Eles saíram do Brasil para acumular poupança, mas foram atropelados pela maior turbulência econômica japonesa desde a crise do petróleo, em 1974-75.
Nos últimos 12 meses, a recessão no Japão provocou a demissão de 21 mil dos 175 mil dekasseguis brasileiros que trabalhavam como operários nos setores automobilístico, eletroeletrônico e de alimentação.
Famílias inteiras de brasileiros estão desempregadas e viraram sem-teto do outro lado do mundo, disputando espaço debaixo de pontes em cidades industriais como Hamamatsu ou nas estações de Shinjuku e de Ueno, na capital, Tóquio.
A crise está mudando o perfil de uma comunidade na qual até 1995 não havia desemprego e compunha uma força de trabalho disputada "a tapa" por fornecedoras de componentes para grandes companhias como Nissan, Sony, Canon, Sanyo e NEC.
"Só quero dinheiro para comprar minha passagem de volta", diz Cícero T., paulista de 35 anos, neto de japoneses demitido de uma indústria de autopeças na Província de Shizuoka, a 300 quilômetros de Tóquio. "Achei que fosse enriquecer e encontrei o inferno", afirmou.

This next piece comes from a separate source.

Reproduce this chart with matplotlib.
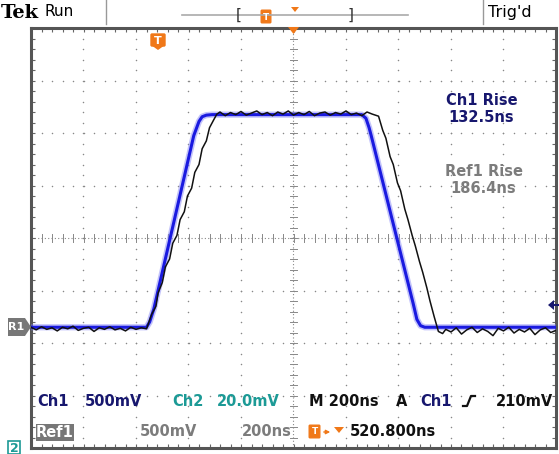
import matplotlib
matplotlib.use('Agg')
import matplotlib.pyplot as plt
from matplotlib.patches import Polygon, FancyBboxPatch, Rectangle
import numpy as np

W, H = 559, 454

# Ch1 (blue) trace, in divisions: time / level
ch1_t = [-5.0, -2.80, -2.74, -2.66, -1.90, -1.80, -1.74, -1.66, -1.55,
         1.30, 1.38, 1.44, 1.48, 2.28, 2.35, 2.42, 2.50, 5.0]
ch1_v = [-1.70, -1.70, -1.60, -1.35, 1.95, 2.22, 2.31, 2.34, 2.35,
         2.35, 2.28, 2.10, 1.95, -1.25, -1.55, -1.67, -1.70, -1.70]

# Ref1 (black) trace
ref_t = [-5.0, -4.9, -4.8, -4.7, -4.6, -4.5, -4.4, -4.3, -4.2, -4.1, -4.0,
         -3.9, -3.8, -3.7, -3.6, -3.5, -3.4, -3.3, -3.2, -3.1, -3.0, -2.9, -2.8,
         -2.70, -2.62, -2.58, -2.50, -2.44, -2.36, -2.30, -2.22, -2.16, -2.08,
         -2.02, -1.94, -1.88, -1.80, -1.74, -1.66, -1.60, -1.52, -1.46,
         -1.4, -1.3, -1.2, -1.1, -1.0, -0.9, -0.8, -0.7, -0.6, -0.5, -0.4,
         -0.3, -0.2, -0.1, 0.0, 0.1, 0.2, 0.3, 0.4, 0.5, 0.6, 0.7, 0.8, 0.9,
         1.0, 1.1, 1.2, 1.3, 1.4, 1.5, 1.62,
         1.70, 1.76, 1.84, 1.90, 1.98, 2.04, 2.12, 2.18, 2.26, 2.32, 2.40,
         2.46, 2.54, 2.60, 2.68, 2.76,
         2.84, 2.9, 3.0, 3.1, 3.2, 3.3, 3.4, 3.5, 3.6, 3.7, 3.8, 3.9, 4.0,
         4.1, 4.2, 4.3, 4.4, 4.5, 4.6, 4.7, 4.8, 4.9, 5.0]
ref_v = [-1.70, -1.75, -1.69, -1.74, -1.71, -1.77, -1.70, -1.73, -1.68, -1.76, -1.72,
         -1.70, -1.78, -1.71, -1.74, -1.69, -1.75, -1.72, -1.77, -1.70, -1.74, -1.71, -1.73,
         -1.45, -1.30, -1.05, -0.85, -0.55, -0.40, -0.10, 0.05, 0.35, 0.50,
         0.80, 0.95, 1.25, 1.40, 1.70, 1.85, 2.10, 2.25, 2.36,
         2.40, 2.33, 2.39, 2.35, 2.41, 2.34, 2.38, 2.42, 2.35, 2.39, 2.33,
         2.40, 2.36, 2.42, 2.34, 2.39, 2.35, 2.41, 2.33, 2.38, 2.40, 2.34, 2.39, 2.36,
         2.42, 2.35, 2.38, 2.33, 2.40, 2.36, 2.32,
         2.05, 1.90, 1.55, 1.40, 1.05, 0.90, 0.55, 0.35, 0.05, -0.15, -0.45,
         -0.65, -0.95, -1.20, -1.50, -1.78,
         -1.82, -1.74, -1.79, -1.71, -1.83, -1.75, -1.70, -1.80, -1.73, -1.78, -1.86, -1.72, -1.77,
         -1.70, -1.81, -1.74, -1.79, -1.72, -1.84, -1.75, -1.71, -1.80, -1.76]

navy = '#17176e'
teal = '#1c9a96'
grey = '#7c7c7c'
orange = '#f07818'

plt.rcParams['font.family'] = ['DejaVu Sans']
plt.rcParams['font.weight'] = 'bold'

fig = plt.figure(figsize=(W / 100, H / 100), dpi=100)
fig.patch.set_facecolor('white')

ax = fig.add_axes([31 / W, (H - 448) / H, 525 / W, 420 / H])
ax.set_xlim(-5, 5)
ax.set_ylim(-4, 4)
for s in ax.spines.values():
    s.set_color('#555555')
    s.set_linewidth(2.2)
ax.set_xticks([])
ax.set_yticks([])
ax.set_xticks(np.arange(-5, 5.01, 0.2), minor=True)
ax.set_yticks(np.arange(-4, 4.01, 0.2), minor=True)
ax.tick_params(which='minor', direction='in', length=3, width=0.8, color='#666666',
               top=True, right=True, labelbottom=False, labelleft=False)

# dotted graticule
steps_x = np.arange(-5, 5.01, 0.2)
steps_y = np.arange(-4, 4.01, 0.2)
for k in range(-4, 5):
    if k != 0:
        ax.scatter(np.full(len(steps_y), k), steps_y, s=1.2, c='#888888', lw=0, zorder=1)
for k in range(-3, 4):
    if k != 0:
        ax.scatter(steps_x, np.full(len(steps_x), k), s=1.2, c='#888888', lw=0, zorder=1)
ax.axhline(0, color='#888888', lw=0.8, ls=(0, (1, 2)), zorder=1)
ax.axvline(0, color='#888888', lw=0.8, ls=(0, (1, 2)), zorder=1)
for x in steps_x:
    ax.plot([x, x], [-0.07, 0.07], color='#888888', lw=0.7, zorder=1)
for y in steps_y:
    ax.plot([-0.07, 0.07], [y, y], color='#888888', lw=0.7, zorder=1)

# traces
ax.plot(ch1_t, ch1_v, color='#7a7af5', lw=4.5, alpha=0.45, solid_joinstyle='round', zorder=3)
ax.plot(ch1_t, ch1_v, color='#1a1ae0', lw=2.2, solid_joinstyle='round', zorder=4)
ax.plot(ref_t, ref_v, color='#111111', lw=1.1, zorder=5)

# measurement readouts
fs = 10.5
ax.text(3.58, 2.62, 'Ch1 Rise', color=navy, fontsize=fs, ha='center', va='center')
ax.text(3.58, 2.30, '132.5ns', color=navy, fontsize=fs, ha='center', va='center')
ax.text(3.62, 1.26, 'Ref1 Rise', color=grey, fontsize=fs, ha='center', va='center')
ax.text(3.62, 0.94, '186.4ns', color=grey, fontsize=fs, ha='center', va='center')

# overlay in screen pixels for the scope chrome
ov = fig.add_axes([0, 0, 1, 1], zorder=10)
ov.set_xlim(0, W)
ov.set_ylim(H, 0)
ov.axis('off')
ov.patch.set_alpha(0)

ov.text(1, 13, 'Tek', fontsize=14, fontweight='bold', family='DejaVu Serif', va='center')
ov.text(45, 12, 'Run', fontsize=11, va='center', fontweight='normal')
ov.plot([106, 106], [0, 24], color='#999999', lw=1)
ov.plot([483, 483], [0, 24], color='#999999', lw=1)
ov.text(488, 13, "Trig'd", fontsize=11.5, va='center', fontweight='normal')
ov.plot([182, 408], [15, 15], color='#aaaaaa', lw=1.2)
ov.text(239, 15, '[', fontsize=11, va='center', ha='center', color='#333333', fontweight='normal')
ov.text(351, 15, ']', fontsize=11, va='center', ha='center', color='#333333', fontweight='normal')
ov.add_patch(FancyBboxPatch((262, 11), 8, 11, boxstyle='round,pad=0.8', fc=orange, ec=orange))
ov.text(266, 17, 'T', fontsize=6.5, color='white', ha='center', va='center')
ov.add_patch(Polygon([[291, 7], [299, 7], [295, 12]], closed=True, fc=orange, ec='none'))
ov.add_patch(Polygon([[288, 27], [299, 27], [293.5, 34]], closed=True, fc=orange, ec='none'))

# trigger position marker inside the screen
ov.add_patch(FancyBboxPatch((152, 35), 12, 10, boxstyle='round,pad=1', fc=orange, ec=orange))
ov.add_patch(Polygon([[151, 45], [165, 45], [158, 50]], closed=True, fc=orange, ec='none'))
ov.text(158, 41.5, 'T', fontsize=8, color='white', ha='center', va='center')

# R1 ground marker and Ch1 trigger level arrow
ov.add_patch(Polygon([[8, 318], [25, 318], [31, 327], [25, 336], [8, 336]], closed=True,
                     fc='#777777', ec='none'))
ov.text(16.5, 327, 'R1', fontsize=8, color='white', ha='center', va='center')
ov.add_patch(Polygon([[548, 305], [554, 300], [554, 310]], closed=True, fc=navy, ec='none'))
ov.plot([553, 558], [305, 305], color=navy, lw=1.5)

# bottom readouts
ov.text(37, 401, 'Ch1', color=navy, fontsize=fs, va='center')
ov.text(85, 401, '500mV', color=navy, fontsize=fs, va='center')
ov.text(172, 401, 'Ch2', color=teal, fontsize=fs, va='center')
ov.text(217, 401, '20.0mV', color=teal, fontsize=fs, va='center')
ov.text(309, 401, 'M 200ns', color='#111111', fontsize=fs, va='center')
ov.text(396, 401, 'A', color='#111111', fontsize=fs, va='center')
ov.text(420, 401, 'Ch1', color=navy, fontsize=fs, va='center')
ov.plot([463, 467, 471, 475], [406, 406, 396, 396], color='#111111', lw=1.6)
ov.text(496, 401, '210mV', color='#111111', fontsize=fs, va='center')

ov.add_patch(Rectangle((36, 424), 38, 17, fc='#777777', ec='none'))
ov.text(55, 432.5, 'Ref1', color='white', fontsize=fs, va='center', ha='center')
ov.text(140, 432, '500mV', color=grey, fontsize=fs, va='center')
ov.text(242, 432, '200ns', color=grey, fontsize=fs, va='center')
ov.add_patch(FancyBboxPatch((310, 426), 9, 11, boxstyle='round,pad=0.8', fc=orange, ec=orange))
ov.text(314.5, 431.5, 'T', fontsize=6.5, color='white', ha='center', va='center')
ov.annotate('', xy=(333, 432), xytext=(321, 432),
            arrowprops=dict(arrowstyle='-|>', color=orange, lw=1, mutation_scale=6))
ov.add_patch(Polygon([[334, 427], [344, 427], [339, 433]], closed=True, fc=orange, ec='none'))
ov.text(350, 432, '520.800ns', color='#111111', fontsize=fs, va='center')

ov.add_patch(Rectangle((8, 441), 12, 13, fc='white', ec=teal, lw=1.2))
ov.text(14, 448, '2', color=teal, fontsize=9, ha='center', va='center')

fig.savefig('out.png', dpi=100)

Junto com sua mulher -grávida de quatro meses- e com outros 17 brasileiros, Cícero mora junto de um rio canalizado que serve de esgoto no centro de Hamamatsu.

Fim do sonho
"A época de ouro dos nikkeis acabou", disse à Folha Hiroshi Nomura, gerente do centro de estabilização de empregos do Japão, administrado pelo Ministério do Trabalho. "Faço um apelo para que os brasileiros parem de vir. Não há mais empregos", disse ele.

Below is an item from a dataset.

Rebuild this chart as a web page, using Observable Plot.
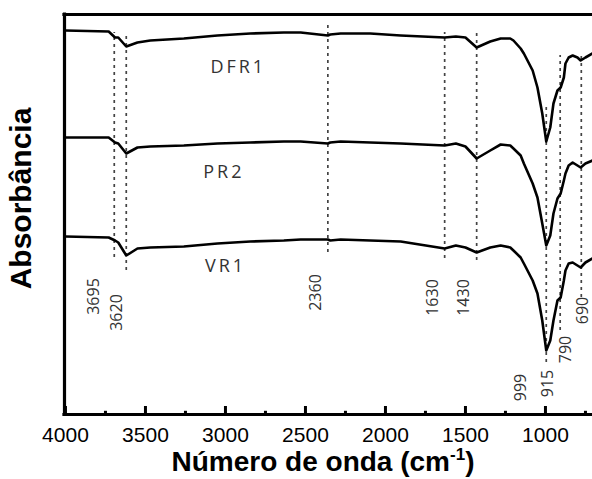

As ofertas de empregos para nikkeis -descendentes de japoneses nascidos no exterior- despencaram de 354 por mês para 80. Os empregos à disposição oferecem metade da remuneração que os brasileiros estavam acostumados a ganhar. Além disso, passaram a ser disputados por coreanos, tailandeses e malaios trabalhando ilegalmente e dispostos a fazer qualquer coisa para fugir da crise em seus países.

Salários caem
Os brasileiros que conseguiram manter seus postos de trabalho deixaram de ganhar horas extras e foram obrigados a aceitar a redução de seus salários. Recebem hoje, no máximo, 1.300 ienes por hora nas mesmas funções nas quais ganhavam 1.500 ienes há dois anos. As brasileiras ganhavam 1.200 ienes por hora de trabalho e se contentam agora com 1.000.
A desvalorização do iene no último ano reduziu ainda mais o valor de seus salários em dólar. Há dois anos, os dekasseguis ajudavam o governo brasileiro a fechar suas contas externas com remessas de US$ 2 bilhões. Estima-se que, em 1998, o valor não ultrapasse US$ 1,2 bilhão.